A argumentação da defesa não poderia ter enveredo por outro caminho para conferir uma moldura de legalidade ao indefensável: ENCAMPOU A FALACIOSA IDEIA DE QUE AS ABERTURAS SE DERAM LEGITIMAMENTE, PORQUANTO SOB A ÉGIDE DE CONDIÇÃO RESOLUTÓRIA REPRESENTADA PELO CUMPRIMENTO DA META, ENTÃO REDUZIDA.
Com efeito, a possibilidade legal de aumentar gastos sem autorização do Congresso existe, como já deixamos claro.
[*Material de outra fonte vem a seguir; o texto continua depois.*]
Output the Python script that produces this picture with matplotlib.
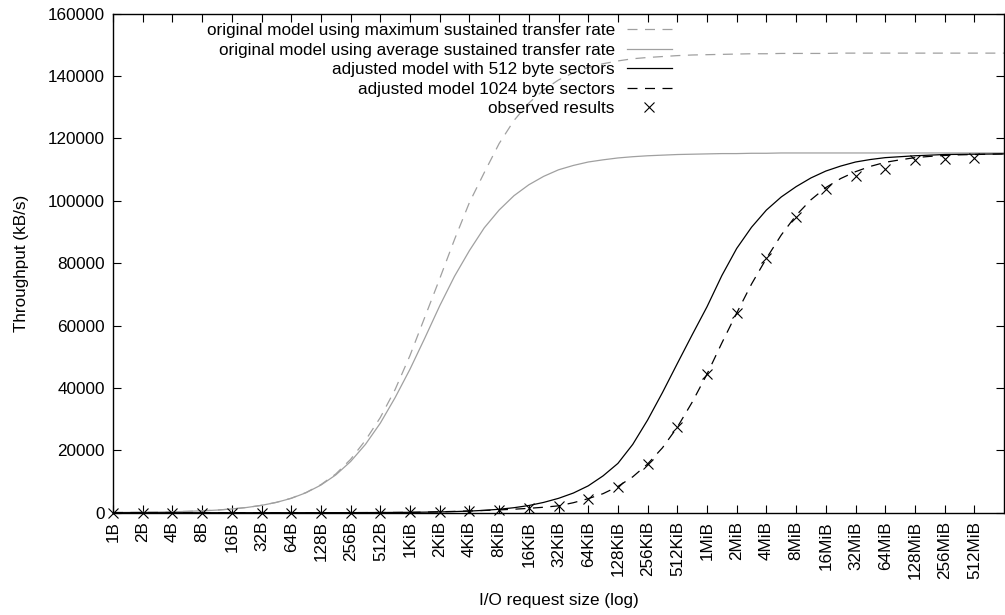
import numpy as np
import matplotlib.pyplot as plt

plt.rcParams['font.family'] = ['Liberation Sans', 'DejaVu Sans']

# request sizes as powers of two (1B .. 1GiB); curves read every half octave
curve_exp = [i / 2 for i in range(61)]
obs_exp = [0, 1, 2, 3, 4, 5, 6, 7, 8, 9, 10, 11, 12, 13, 14, 15,
           16, 17, 18, 19, 20, 21, 22, 23, 24, 25, 26, 27, 28, 29]
tick_labels = ['1B', '2B', '4B', '8B', '16B', '32B', '64B', '128B', '256B', '512B',
               '1KiB', '2KiB', '4KiB', '8KiB', '16KiB', '32KiB', '64KiB', '128KiB',
               '256KiB', '512KiB', '1MiB', '2MiB', '4MiB', '8MiB', '16MiB', '32MiB',
               '64MiB', '128MiB', '256MiB', '512MiB']

# throughput in kB/s
orig_max = [75, 106, 150, 212, 300, 423, 600, 845, 1190, 1680,
            2360, 3320, 4640, 6470, 9000, 12400, 17100, 23200, 30500, 39500,
            50400, 62700, 75000, 87600, 99400, 109000, 118300, 125700, 131300, 135500,
            138700, 141000, 142700, 143900, 144800, 145500, 145900, 146200, 146500, 146700,
            146800, 146900, 147000, 147100, 147100, 147200, 147200, 147200, 147200, 147300,
            147300, 147300, 147300, 147300, 147300, 147300, 147300, 147300, 147300, 147300,
            147300]
orig_avg = [75, 106, 150, 212, 300, 422, 600, 840, 1190, 1670,
            2350, 3300, 4600, 6400, 8850, 12100, 16400, 21900, 28700, 36900,
            46000, 56000, 66300, 75800, 84000, 91300, 97000, 101600, 105100, 107800,
            109900, 111300, 112400, 113100, 113700, 114100, 114400, 114600, 114800, 114900,
            115000, 115100, 115100, 115200, 115200, 115300, 115300, 115300, 115300, 115300,
            115300, 115300, 115300, 115300, 115300, 115300, 115300, 115300, 115300, 115300,
            115300]
adj_512 = [0.1, 0.15, 0.2, 0.3, 0.5, 0.7, 1, 1.4, 2, 3,
           4, 6, 8, 11, 15, 21, 30, 42, 60, 85,
           120, 175, 250, 360, 520, 760, 1100, 1600, 2300, 3300,
           4600, 6300, 8600, 11800, 15800, 21900, 29700, 38500, 47800, 57000,
           66000, 76000, 84700, 91500, 97000, 101200, 104500, 107300, 109500, 111100,
           112400, 113200, 113800, 114100, 114400, 114600, 114800, 114850, 114900, 114950,
           115000]
adj_1024 = [0.1, 0.14, 0.2, 0.28, 0.4, 0.56, 0.8, 1.1, 1.5, 2.1,
            3, 4.2, 6, 8.5, 12, 17, 25, 35, 50, 70,
            100, 180, 300, 420, 550, 720, 900, 1120, 1400, 1750,
            2200, 3200, 4500, 6100, 8400, 11500, 15600, 20800, 27400, 35400,
            44400, 54400, 64000, 73300, 81500, 89000, 95300, 100300, 104200, 107100,
            109300, 111000, 112300, 113100, 113800, 114200, 114500, 114700, 114800, 114900,
            115000]
observed = [0, 0, 0, 0, 0, 0, 0, 0, 0, 0, 100, 300, 550, 870, 1400, 2150, 4500,
            8330, 15600, 27400, 44400, 64100, 81700, 94700, 103700, 107900, 110200,
            113000, 113300, 113600]

for series in (orig_max, orig_avg, adj_512, adj_1024):
    assert len(series) == len(curve_exp)

sizes = np.power(2.0, curve_exp)
obs_sizes = np.power(2.0, obs_exp)

fs = 12.3

fig = plt.figure(figsize=(10.05, 6.15), dpi=100)
ax = fig.add_axes([113/1005, 1 - 512.7/615, 891/1005, (512.7 - 13.5)/615])

gray = '#a0a0a0'
ax.plot(sizes, orig_max, color=gray, lw=0.9, ls=(0, (8, 6)),
        label='original model using maximum sustained transfer rate')
ax.plot(sizes, orig_avg, color=gray, lw=0.9,
        label='original model using average sustained transfer rate')
ax.plot(sizes, adj_512, color='black', lw=0.9,
        label='adjusted model with 512 byte sectors')
ax.plot(sizes, adj_1024, color='black', lw=0.9, ls=(0, (8, 6)),
        label='adjusted model 1024 byte sectors')
ax.plot(obs_sizes, observed, ls='none', marker='x', ms=7, mew=0.8, color='black',
        clip_on=False, label='observed results')

ax.set_xscale('log', base=2)
ax.set_xlim(1, 2.0 ** 30)
ax.set_ylim(0, 160000)
ax.set_xticks(obs_sizes)
ax.set_xticklabels(tick_labels, rotation=90, fontsize=fs)
ax.xaxis.set_minor_locator(plt.NullLocator())
ax.set_yticks(np.arange(0, 160001, 20000))
ax.tick_params(axis='both', direction='in', length=6, width=0.8,
               top=True, right=True, labelsize=fs, pad=6)

for sp in ax.spines.values():
    sp.set_linewidth(1.0)

ax.set_xlabel('I/O request size (log)', fontsize=fs, labelpad=10)
ax.set_ylabel('Throughput (kB/s)', fontsize=fs, labelpad=13)

ax.legend(loc='upper right', bbox_to_anchor=(672/1005, 1 - 23/615),
          bbox_transform=fig.transFigure, frameon=False, markerfirst=False,
          fontsize=fs, handlelength=2.65, handletextpad=0.7, labelspacing=0.27,
          borderpad=0, borderaxespad=0)

fig.savefig('out.png', dpi=100)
No entanto, de modo a que as aberturas possam se materializar por decreto, é imperioso que o governo esteja cumprindo a meta fiscal, o que não vinha ocorrendo.
Nesse sentido, a Presidente goza da prerrogativa de abrir o adicional por decreto, mas a autorização remanesce condicionada ao cumprimento da meta ou ao comportamento da arrecadação.
No caso em questão, a meta não estava sendo cumprida e a arrecadação estava em franco declínio. Nada obstante, no mês de junho, a Presidente editou seis decretos através dos quais foram autorizados gastos que superaram R$ 2 bilhões.